FTSE 100 still capable of breaking records

October has acquired a reputation for volatility and crashes. Indeed, seven of the market’s 10 biggest fall have occurred in this month. Avoid the banana skins, though, and it can be extremely profitable, ranking as the second-best month of the year behind April for equity returns. We’ve seen some of that volatility already, and chatter about a ‘market top’ has grown louder.

It certainly picked up Thursday as the City “celebrated” the 30th anniversary of ‘Black Monday’ with a lurch south to a fortnight-low. However, the FTSE 100 (UKX) has since risen sharply to its best in seven days and just 40 points from 7,600 and a new record high.

And this week has seen a number of other milestones reached. The Dow Jones raced above 23,000 for the first time ever, taking less than six weeks to add the last 1,000 points. The broad Wilshire 5000 index also recorded its best levels for the 47th time in 2017.

Latest US company quarterly earnings are beating expectations – look at IBM’s fightback – and President Trump’s tax plans could still deliver a boost to the bottom line. Overnight Thursday, Republicans voted 51-49 to adopt the 2018 budget resolution. That’s one less hurdle preventing Trump finally getting a policy idea over the line.

Further afield, the Nikkei has just hit a two-decade high, with exports there up for a tenth straight month amid demand for Japanese technology.

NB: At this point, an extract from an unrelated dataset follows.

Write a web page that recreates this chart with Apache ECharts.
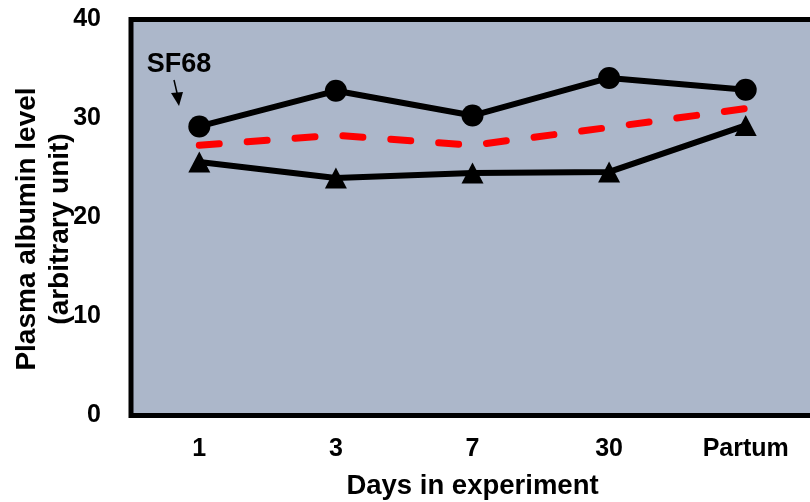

That puts what’s happening in London into perspective. Investors are right to be wary about a recent spate of high-profile profit warnings – GKN (GKN), Mondi (MNDI), ConvaTec (CTEC) and Merlin Entertainments (MERL) – and Brexit presents its own set of special circumstances, but many companies are delivering strong results and valuations are not excessive.

And there’s less certainty this week about a first increase in UK interest rates for a decade next month. Inflation here is now confirmed at 3%, the highest since April 2012 and still easily exceeding wages growth, but we may not be far from a peak, and any increase risks hurting the vulnerable consumer.

“Our short-term forecasts suggest a peak in CPI inflation at 3.1% in October,” writes David Page, senior economist at AXA Investment Managers. “For now, we remain of the view that the early months of 2018 are likely to see headline inflation begin to retreat, forecasting inflation falling back below 3% at that time.” It’s tipped to ease to 2.7% in 2017 and 2018, before easing back to 2.2% a year later.

There’s less upward pressure on sterling currently, given the rate debate and uncertainty over Brexit negotiations. A weaker pound is typically good news for the FTSE 100’s overseas earners.

Don’t be surprised to see a pullback between now and Christmas in some markets which have raced ahead this year, but it’s unlikely to be the crash everyone is predicting.

While inflation is currently outstripping wages growth, the UK unemployment rate is at its lowest since 1975 and any small rise in interest rates will not pull the rug from under this market. Returns currently offered by equities are hard to match.

This article is for information and discussion purposes only and does not form a recommendation to invest or otherwise. The value of an investment may fall. The investments referred to in this article may not be suitable for all investors, and if in doubt, an investor should seek advice from a qualified investment adviser.